What is needed =
Could the lines from the start of the data through the line with "plot_h = PLOT_BOTTOM - PLOT_TOP" be set down exactly, with no pictures among them?

Data lines =
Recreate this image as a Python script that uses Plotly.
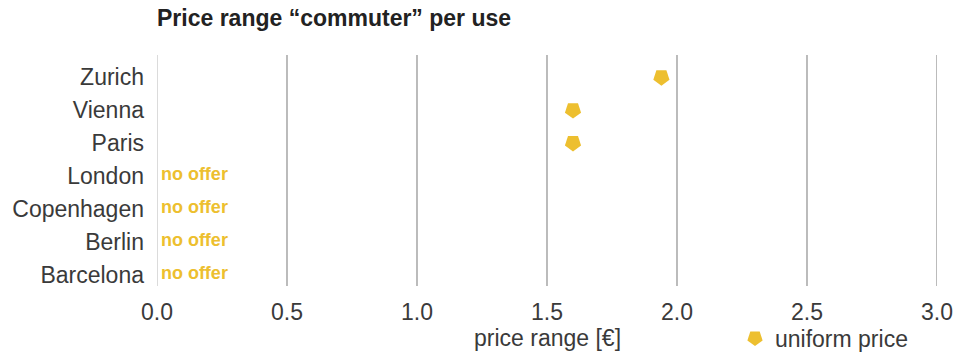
import plotly.graph_objects as go

cities = ["Zurich", "Vienna", "Paris", "London", "Copenhagen", "Berlin", "Barcelona"]
uniform_price = [1.94, 1.6, 1.6, None, None, None, None]
x_ticks = [0.0, 0.5, 1.0, 1.5, 2.0, 2.5, 3.0]
x_tick_labels = ["0.0", "0.5", "1.0", "1.5", "2.0", "2.5", "3.0"]

YELLOW = "#EDBF2F"
TEXT = "#3a3a3a"
FONT = "Liberation Sans"

no_offer = [c for c, v in zip(cities, uniform_price) if v is None]

fig = go.Figure()

fig.add_trace(go.Scatter(
    x=[v for v in uniform_price if v is not None],
    y=[c for c, v in zip(cities, uniform_price) if v is not None],
    mode="markers",
    name="uniform price",
    marker=dict(symbol="pentagon", angle=180, size=17, color=YELLOW, line=dict(width=0)),
    hoverinfo="x+y",
))

fig.add_trace(go.Scatter(
    x=[0.015] * len(no_offer),
    y=no_offer,
    mode="text",
    text=["no offer"] * len(no_offer),
    textposition="middle right",
    textfont=dict(family=FONT, size=18, color=YELLOW, weight="bold"),
    showlegend=False,
    hoverinfo="skip",
))

# vertical reference lines, the zero line lighter than the rest
for t in x_ticks:
    fig.add_shape(type="line", xref="x", yref="paper", x0=t, x1=t, y0=0, y1=1,
                  line=dict(color="#d2d2d2" if t == 0 else "#ababab", width=1.6),
                  layer="below")

PLOT_TOP, PLOT_BOTTOM = 55, 286
plot_h = PLOT_BOTTOM - PLOT_TOP

# x-axis title, placed below the tick labels
fig.add_annotation(text="price range [€]", xref="paper", yref="paper",
                   x=0.5, y=-(338 - PLOT_BOTTOM) / plot_h, xanchor="center", yanchor="middle",
                   showarrow=False, font=dict(family=FONT, size=23, color=TEXT))

fig.update_layout(
    width=960, height=354,
    margin=dict(l=157, r=23, t=PLOT_TOP, b=354 - PLOT_BOTTOM, autoexpand=False),
    paper_bgcolor="white", plot_bgcolor="white",
    font=dict(family=FONT, color=TEXT, size=23),
    title=dict(text="Price range “commuter” per use", x=157 / 960, xanchor="left",
               y=1 - 18 / 354, yanchor="middle",
               font=dict(family=FONT, size=23, color="#222222", weight="bold")),
    xaxis=dict(range=[0, 3], tickvals=x_ticks, ticktext=x_tick_labels,
               showgrid=False, zeroline=False, showline=False, ticks="",
               automargin=False, ticklabelstandoff=10,
               tickfont=dict(size=23, color=TEXT)),
    yaxis=dict(categoryorder="array", categoryarray=cities, autorange="reversed",
               showgrid=False, zeroline=False, showline=False, ticks="",
               automargin=False, ticklabelstandoff=12,
               tickfont=dict(size=23, color=TEXT)),
    legend=dict(orientation="h", xref="container", yref="container",
                x=735 / 960, xanchor="left", y=16 / 354, yanchor="middle",
                font=dict(size=23, color=TEXT), bgcolor="rgba(0,0,0,0)",
                itemwidth=30),
    showlegend=True,
)

fig.write_html("out.html")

Answer for this exercise =
Recreate this image as a Python script that uses Plotly.
import plotly.graph_objects as go

cities = ["Zurich", "Vienna", "Paris", "London", "Copenhagen", "Berlin", "Barcelona"]
uniform_price = [1.94, 1.6, 1.6, None, None, None, None]
x_ticks = [0.0, 0.5, 1.0, 1.5, 2.0, 2.5, 3.0]
x_tick_labels = ["0.0", "0.5", "1.0", "1.5", "2.0", "2.5", "3.0"]

YELLOW = "#EDBF2F"
TEXT = "#3a3a3a"
FONT = "Liberation Sans"

no_offer = [c for c, v in zip(cities, uniform_price) if v is None]

fig = go.Figure()

fig.add_trace(go.Scatter(
    x=[v for v in uniform_price if v is not None],
    y=[c for c, v in zip(cities, uniform_price) if v is not None],
    mode="markers",
    name="uniform price",
    marker=dict(symbol="pentagon", angle=180, size=17, color=YELLOW, line=dict(width=0)),
    hoverinfo="x+y",
))

fig.add_trace(go.Scatter(
    x=[0.015] * len(no_offer),
    y=no_offer,
    mode="text",
    text=["no offer"] * len(no_offer),
    textposition="middle right",
    textfont=dict(family=FONT, size=18, color=YELLOW, weight="bold"),
    showlegend=False,
    hoverinfo="skip",
))

# vertical reference lines, the zero line lighter than the rest
for t in x_ticks:
    fig.add_shape(type="line", xref="x", yref="paper", x0=t, x1=t, y0=0, y1=1,
                  line=dict(color="#d2d2d2" if t == 0 else "#ababab", width=1.6),
                  layer="below")

PLOT_TOP, PLOT_BOTTOM = 55, 286
plot_h = PLOT_BOTTOM - PLOT_TOP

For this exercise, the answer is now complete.